Make planting holes in the soil with a stick exactly as marked on the plan. Slip the plants out of the pots and into the holes and use tongs if it’s difficult to reach the holes. Gently pack the soil around the plant and its root ball. Don’t overdo the planting. The plants will grow larger and in some cases quickly. Try to avoid the need to get back into the planting area in a month or two to remove an overgrown mess. A properly planted terrarium should last at least a year without replanting or major maintenance.

Water the terrarium thoroughly (except the desert) after all the plants are in, using a watering bulb or spray bottle so that all of the soil and plants are moistened … not drenched. Replace the cover and you will rarely have to water again, but if the soil becomes dry, simply use your watering bulb or spray bottle and sparingly add more water.

Put the newly planted terrarium in a light, but shaded spot until the plants root.
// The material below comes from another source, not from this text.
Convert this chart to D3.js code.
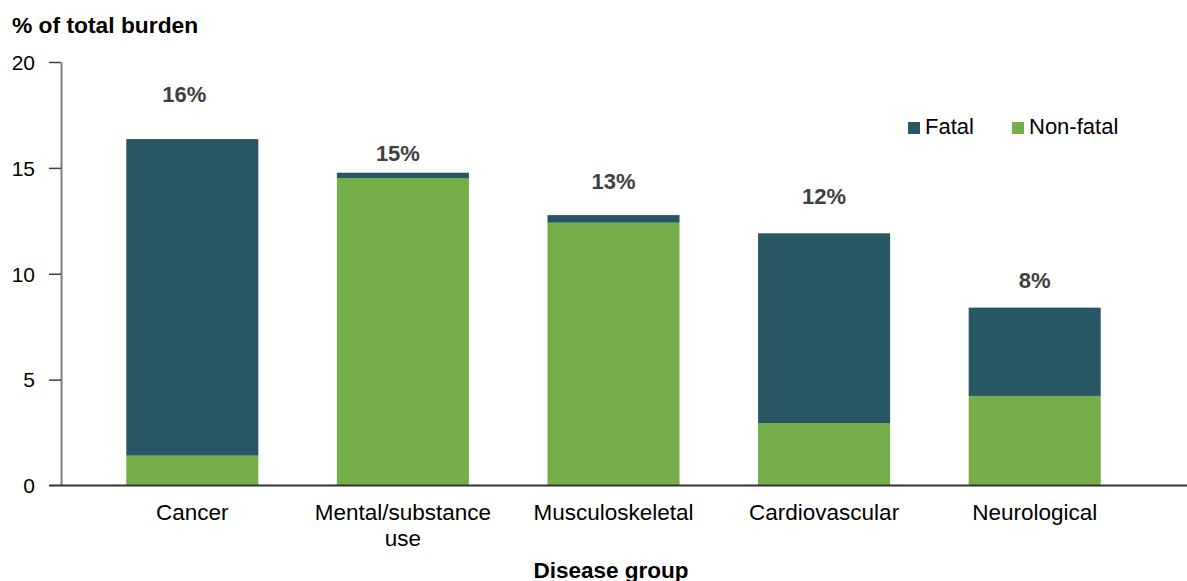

Then move it into a brighter spot, but never in an area where the sun or a source of direct heat (radiator or hot blowing air) will hit the structure, as it will quickly bake. You’ll probably never need to fertilize, as your original soil will have enough nutrients to sustain growth for many months.

Explain to children that the terrarium works the same way that nature does, only in a smaller way. Using oxygen, carbon dioxide and water for plant growth, you have created a self-contained and constantly repeating life cycle. The plants use the carbon dioxide in the terrarium’s air and the water in the soil, plus the light, to live. In turn they give off oxygen and water into the air, and the cycle is repeated. Keep the cover on and you have an unbroken chain, your little piece of nature under glass. Sixth graders may also tell you that it may be a great way to explore thy hydrologic cycle as well. Several summers ago I found a very old Coke bottle that had been partially buried horizontally in some soil. I gently lifted it out, thinking it might be collectible, and much to my surprise, inside it was some dirt and a growing, thriving fern. A terrarium.

If you’re interested in learning more, just Google “terrariums’” and I hope you’ll try to get a child involved in this as well. A terrarium is a great place to grow and watch a range of “carnivorous” plants that are being sold in most garden centers these days. And if you’re lazy and thrive on nearly instant gratification, you can buy complete terrarium kits from the White Flower Farm ranging in price from $33 to $175. Keep growing.